AVAILABLE RECORDS:

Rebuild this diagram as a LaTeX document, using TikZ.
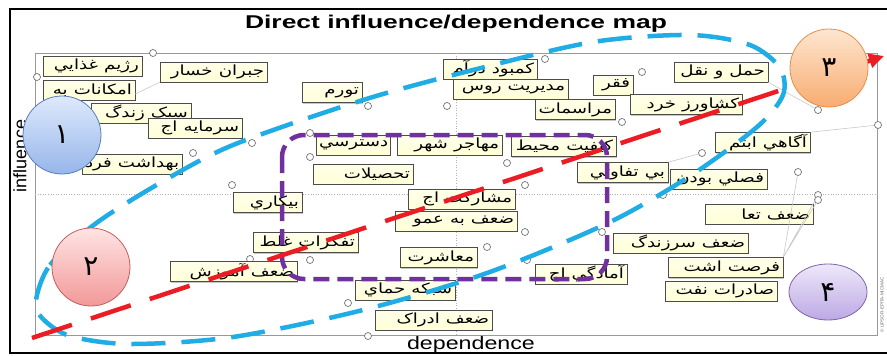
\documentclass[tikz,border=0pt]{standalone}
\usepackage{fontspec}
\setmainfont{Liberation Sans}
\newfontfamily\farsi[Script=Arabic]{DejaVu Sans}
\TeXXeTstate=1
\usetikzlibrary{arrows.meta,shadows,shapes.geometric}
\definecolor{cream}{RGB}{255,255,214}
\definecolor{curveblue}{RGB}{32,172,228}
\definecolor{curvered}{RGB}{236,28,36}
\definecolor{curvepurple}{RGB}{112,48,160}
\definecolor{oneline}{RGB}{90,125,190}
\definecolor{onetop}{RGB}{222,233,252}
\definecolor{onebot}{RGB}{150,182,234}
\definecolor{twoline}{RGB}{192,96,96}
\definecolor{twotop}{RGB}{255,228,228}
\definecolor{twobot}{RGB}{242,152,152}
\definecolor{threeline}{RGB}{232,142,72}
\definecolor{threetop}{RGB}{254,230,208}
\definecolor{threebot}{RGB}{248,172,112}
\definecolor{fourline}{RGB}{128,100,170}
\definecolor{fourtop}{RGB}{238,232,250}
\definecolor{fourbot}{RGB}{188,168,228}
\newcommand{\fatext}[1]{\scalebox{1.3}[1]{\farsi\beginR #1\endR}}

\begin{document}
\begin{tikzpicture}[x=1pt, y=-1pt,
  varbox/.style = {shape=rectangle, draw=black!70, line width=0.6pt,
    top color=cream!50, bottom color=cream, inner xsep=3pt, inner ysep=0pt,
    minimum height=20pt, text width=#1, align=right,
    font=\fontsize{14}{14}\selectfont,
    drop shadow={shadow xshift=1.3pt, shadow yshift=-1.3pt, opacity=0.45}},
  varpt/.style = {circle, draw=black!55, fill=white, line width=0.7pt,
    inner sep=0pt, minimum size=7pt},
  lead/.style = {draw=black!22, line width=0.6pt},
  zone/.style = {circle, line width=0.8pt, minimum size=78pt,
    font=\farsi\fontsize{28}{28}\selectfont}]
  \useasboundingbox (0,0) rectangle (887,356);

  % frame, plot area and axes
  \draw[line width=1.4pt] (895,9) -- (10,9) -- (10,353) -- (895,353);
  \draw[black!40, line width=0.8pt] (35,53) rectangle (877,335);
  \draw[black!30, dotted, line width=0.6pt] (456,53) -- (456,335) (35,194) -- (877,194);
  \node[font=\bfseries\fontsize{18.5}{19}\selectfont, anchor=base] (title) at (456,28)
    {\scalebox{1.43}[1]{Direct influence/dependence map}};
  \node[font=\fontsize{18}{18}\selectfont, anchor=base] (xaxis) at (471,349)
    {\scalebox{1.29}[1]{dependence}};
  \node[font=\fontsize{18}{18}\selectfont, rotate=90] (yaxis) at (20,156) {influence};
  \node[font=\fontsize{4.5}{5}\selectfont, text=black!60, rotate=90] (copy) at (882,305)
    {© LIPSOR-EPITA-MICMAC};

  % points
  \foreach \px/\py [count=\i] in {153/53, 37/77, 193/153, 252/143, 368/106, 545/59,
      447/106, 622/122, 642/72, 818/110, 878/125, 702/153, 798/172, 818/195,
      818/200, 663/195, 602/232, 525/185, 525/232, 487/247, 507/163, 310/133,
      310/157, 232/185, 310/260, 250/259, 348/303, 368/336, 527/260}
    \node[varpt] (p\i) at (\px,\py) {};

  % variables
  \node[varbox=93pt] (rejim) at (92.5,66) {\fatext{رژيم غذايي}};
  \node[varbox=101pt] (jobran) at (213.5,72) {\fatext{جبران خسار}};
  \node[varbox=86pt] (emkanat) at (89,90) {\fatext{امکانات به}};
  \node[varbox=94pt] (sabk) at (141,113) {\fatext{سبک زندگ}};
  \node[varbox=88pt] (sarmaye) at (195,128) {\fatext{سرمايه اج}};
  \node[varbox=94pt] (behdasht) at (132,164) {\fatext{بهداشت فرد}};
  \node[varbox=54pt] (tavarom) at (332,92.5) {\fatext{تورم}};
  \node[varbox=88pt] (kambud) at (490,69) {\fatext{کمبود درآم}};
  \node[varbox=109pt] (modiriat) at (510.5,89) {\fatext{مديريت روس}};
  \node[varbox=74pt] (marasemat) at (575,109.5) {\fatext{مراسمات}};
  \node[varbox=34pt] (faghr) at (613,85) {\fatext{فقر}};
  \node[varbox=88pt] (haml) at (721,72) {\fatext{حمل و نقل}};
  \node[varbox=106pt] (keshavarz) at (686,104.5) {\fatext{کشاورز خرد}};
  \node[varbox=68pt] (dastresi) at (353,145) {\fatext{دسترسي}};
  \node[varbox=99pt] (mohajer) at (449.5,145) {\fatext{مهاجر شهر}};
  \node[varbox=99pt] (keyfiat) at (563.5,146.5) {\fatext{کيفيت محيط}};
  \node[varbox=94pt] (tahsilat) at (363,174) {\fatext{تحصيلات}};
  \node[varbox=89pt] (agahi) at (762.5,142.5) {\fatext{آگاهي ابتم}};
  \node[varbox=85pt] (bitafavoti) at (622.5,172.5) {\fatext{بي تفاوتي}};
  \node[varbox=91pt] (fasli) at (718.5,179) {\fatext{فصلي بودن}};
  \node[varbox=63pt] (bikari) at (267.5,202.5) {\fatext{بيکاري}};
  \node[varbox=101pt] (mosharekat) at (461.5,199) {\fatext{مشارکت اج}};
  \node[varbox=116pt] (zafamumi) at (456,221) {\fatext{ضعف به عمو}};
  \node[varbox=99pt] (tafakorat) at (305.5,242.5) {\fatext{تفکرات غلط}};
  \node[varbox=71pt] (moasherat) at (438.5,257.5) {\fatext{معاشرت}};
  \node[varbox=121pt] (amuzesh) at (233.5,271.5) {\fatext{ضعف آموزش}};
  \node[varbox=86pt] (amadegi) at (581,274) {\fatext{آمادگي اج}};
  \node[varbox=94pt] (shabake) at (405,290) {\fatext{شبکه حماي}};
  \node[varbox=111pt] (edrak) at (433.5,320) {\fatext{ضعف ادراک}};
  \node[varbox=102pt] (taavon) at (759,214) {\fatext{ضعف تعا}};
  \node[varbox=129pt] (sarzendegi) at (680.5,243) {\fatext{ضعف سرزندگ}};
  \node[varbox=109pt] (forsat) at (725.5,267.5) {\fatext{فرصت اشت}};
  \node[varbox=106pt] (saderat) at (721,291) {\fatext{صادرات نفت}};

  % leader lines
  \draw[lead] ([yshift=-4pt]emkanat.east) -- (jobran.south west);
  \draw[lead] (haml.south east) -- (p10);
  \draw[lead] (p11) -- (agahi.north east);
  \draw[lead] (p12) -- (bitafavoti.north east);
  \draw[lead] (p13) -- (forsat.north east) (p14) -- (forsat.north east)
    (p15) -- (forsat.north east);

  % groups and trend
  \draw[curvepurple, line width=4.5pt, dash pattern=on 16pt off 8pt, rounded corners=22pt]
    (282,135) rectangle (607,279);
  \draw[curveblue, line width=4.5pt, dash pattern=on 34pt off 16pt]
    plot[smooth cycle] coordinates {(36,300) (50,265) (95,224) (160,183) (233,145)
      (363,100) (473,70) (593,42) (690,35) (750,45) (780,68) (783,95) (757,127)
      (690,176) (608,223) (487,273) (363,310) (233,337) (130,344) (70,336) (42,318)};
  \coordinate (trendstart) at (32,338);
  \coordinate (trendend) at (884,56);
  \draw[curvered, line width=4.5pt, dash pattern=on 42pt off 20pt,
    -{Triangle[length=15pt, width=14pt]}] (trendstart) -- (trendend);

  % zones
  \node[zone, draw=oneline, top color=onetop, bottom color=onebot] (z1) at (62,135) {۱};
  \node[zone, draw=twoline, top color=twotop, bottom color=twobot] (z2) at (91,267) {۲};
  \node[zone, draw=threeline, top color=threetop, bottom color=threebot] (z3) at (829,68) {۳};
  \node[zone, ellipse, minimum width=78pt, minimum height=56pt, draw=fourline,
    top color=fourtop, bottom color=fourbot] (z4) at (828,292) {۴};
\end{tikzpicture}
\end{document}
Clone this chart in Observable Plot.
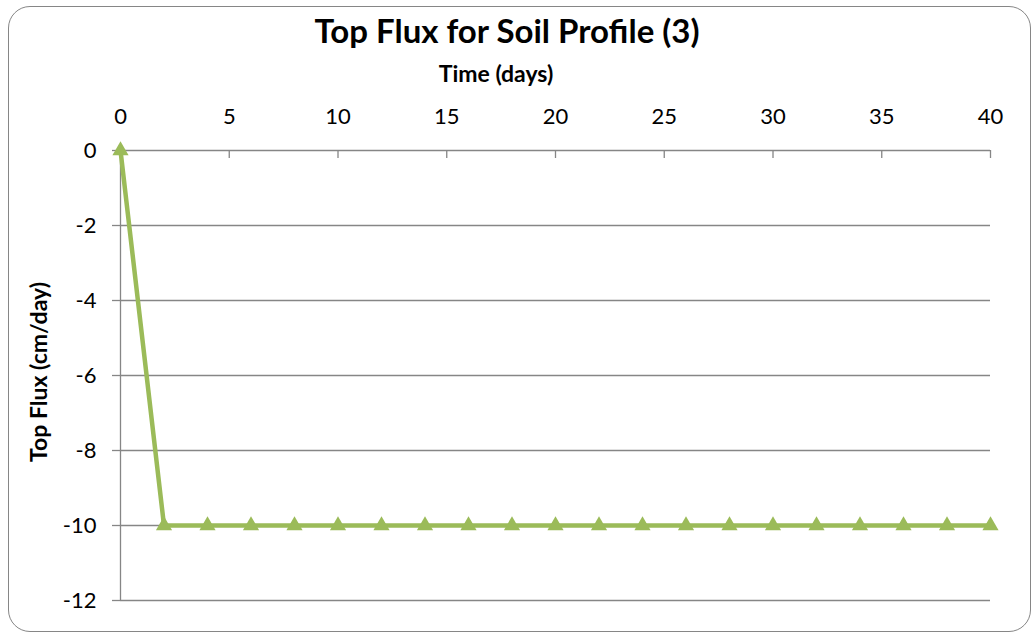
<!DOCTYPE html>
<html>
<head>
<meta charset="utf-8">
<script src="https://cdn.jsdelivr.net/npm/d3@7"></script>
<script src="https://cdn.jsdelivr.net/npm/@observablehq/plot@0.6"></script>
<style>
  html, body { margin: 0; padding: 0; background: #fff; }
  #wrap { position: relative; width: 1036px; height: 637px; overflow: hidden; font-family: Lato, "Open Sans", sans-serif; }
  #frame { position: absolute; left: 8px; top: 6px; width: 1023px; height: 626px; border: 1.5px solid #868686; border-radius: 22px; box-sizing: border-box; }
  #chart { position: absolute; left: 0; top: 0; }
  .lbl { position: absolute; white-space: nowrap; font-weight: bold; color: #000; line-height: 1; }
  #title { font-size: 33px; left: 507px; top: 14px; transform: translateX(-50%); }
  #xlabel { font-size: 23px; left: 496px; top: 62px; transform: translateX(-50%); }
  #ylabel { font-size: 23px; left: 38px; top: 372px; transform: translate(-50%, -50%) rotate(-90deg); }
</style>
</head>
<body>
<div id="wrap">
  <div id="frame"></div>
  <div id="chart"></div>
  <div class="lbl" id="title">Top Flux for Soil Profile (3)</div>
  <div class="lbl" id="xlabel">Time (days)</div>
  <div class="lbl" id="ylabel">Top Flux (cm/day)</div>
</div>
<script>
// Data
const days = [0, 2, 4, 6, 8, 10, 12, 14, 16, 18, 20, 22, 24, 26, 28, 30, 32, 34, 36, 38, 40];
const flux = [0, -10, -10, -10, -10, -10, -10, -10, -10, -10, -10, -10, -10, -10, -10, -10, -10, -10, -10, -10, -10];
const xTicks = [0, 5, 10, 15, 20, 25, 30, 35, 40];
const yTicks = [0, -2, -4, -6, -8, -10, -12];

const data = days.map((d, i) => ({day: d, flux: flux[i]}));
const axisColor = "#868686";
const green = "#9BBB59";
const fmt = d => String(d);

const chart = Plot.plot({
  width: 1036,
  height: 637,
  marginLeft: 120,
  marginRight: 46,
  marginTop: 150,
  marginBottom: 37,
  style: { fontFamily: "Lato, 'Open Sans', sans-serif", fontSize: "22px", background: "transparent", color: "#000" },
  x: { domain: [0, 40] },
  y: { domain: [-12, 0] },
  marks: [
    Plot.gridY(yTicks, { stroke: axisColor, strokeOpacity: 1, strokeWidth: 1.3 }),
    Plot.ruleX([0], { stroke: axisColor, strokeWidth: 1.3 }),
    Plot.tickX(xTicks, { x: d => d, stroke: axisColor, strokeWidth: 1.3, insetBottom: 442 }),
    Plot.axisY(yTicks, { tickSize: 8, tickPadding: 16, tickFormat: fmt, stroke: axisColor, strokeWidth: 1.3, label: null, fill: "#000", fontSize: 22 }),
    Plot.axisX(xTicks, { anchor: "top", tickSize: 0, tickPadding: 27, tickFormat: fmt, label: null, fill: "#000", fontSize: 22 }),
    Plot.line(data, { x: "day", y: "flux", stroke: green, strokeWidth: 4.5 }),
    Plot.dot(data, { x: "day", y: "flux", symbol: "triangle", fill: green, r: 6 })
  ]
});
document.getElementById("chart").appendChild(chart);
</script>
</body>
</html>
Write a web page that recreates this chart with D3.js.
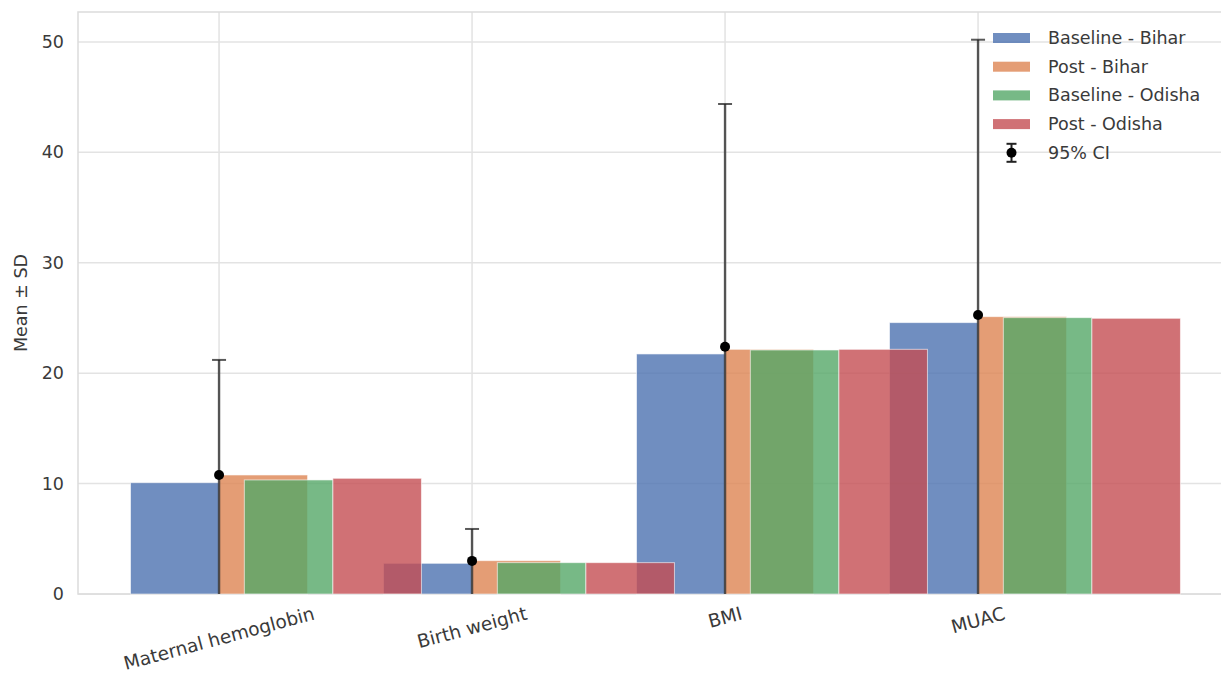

REQUIREMENTS: Without the pictures, please reproduce each line of the listing above exactly, from the first one through the line bearing "(0,0) rectangle (887,356);".

RESULT OF THE EXERCISE:
Rebuild this diagram as a LaTeX document, using TikZ.
\documentclass[tikz,border=0pt]{standalone}
\usepackage{fontspec}
\setmainfont{Liberation Sans}
\newfontfamily\farsi[Script=Arabic]{DejaVu Sans}
\TeXXeTstate=1
\usetikzlibrary{arrows.meta,shadows,shapes.geometric}
\definecolor{cream}{RGB}{255,255,214}
\definecolor{curveblue}{RGB}{32,172,228}
\definecolor{curvered}{RGB}{236,28,36}
\definecolor{curvepurple}{RGB}{112,48,160}
\definecolor{oneline}{RGB}{90,125,190}
\definecolor{onetop}{RGB}{222,233,252}
\definecolor{onebot}{RGB}{150,182,234}
\definecolor{twoline}{RGB}{192,96,96}
\definecolor{twotop}{RGB}{255,228,228}
\definecolor{twobot}{RGB}{242,152,152}
\definecolor{threeline}{RGB}{232,142,72}
\definecolor{threetop}{RGB}{254,230,208}
\definecolor{threebot}{RGB}{248,172,112}
\definecolor{fourline}{RGB}{128,100,170}
\definecolor{fourtop}{RGB}{238,232,250}
\definecolor{fourbot}{RGB}{188,168,228}
\newcommand{\fatext}[1]{\scalebox{1.3}[1]{\farsi\beginR #1\endR}}

\begin{document}
\begin{tikzpicture}[x=1pt, y=-1pt,
  varbox/.style = {shape=rectangle, draw=black!70, line width=0.6pt,
    top color=cream!50, bottom color=cream, inner xsep=3pt, inner ysep=0pt,
    minimum height=20pt, text width=#1, align=right,
    font=\fontsize{14}{14}\selectfont,
    drop shadow={shadow xshift=1.3pt, shadow yshift=-1.3pt, opacity=0.45}},
  varpt/.style = {circle, draw=black!55, fill=white, line width=0.7pt,
    inner sep=0pt, minimum size=7pt},
  lead/.style = {draw=black!22, line width=0.6pt},
  zone/.style = {circle, line width=0.8pt, minimum size=78pt,
    font=\farsi\fontsize{28}{28}\selectfont}]
  \useasboundingbox (0,0) rectangle (887,356);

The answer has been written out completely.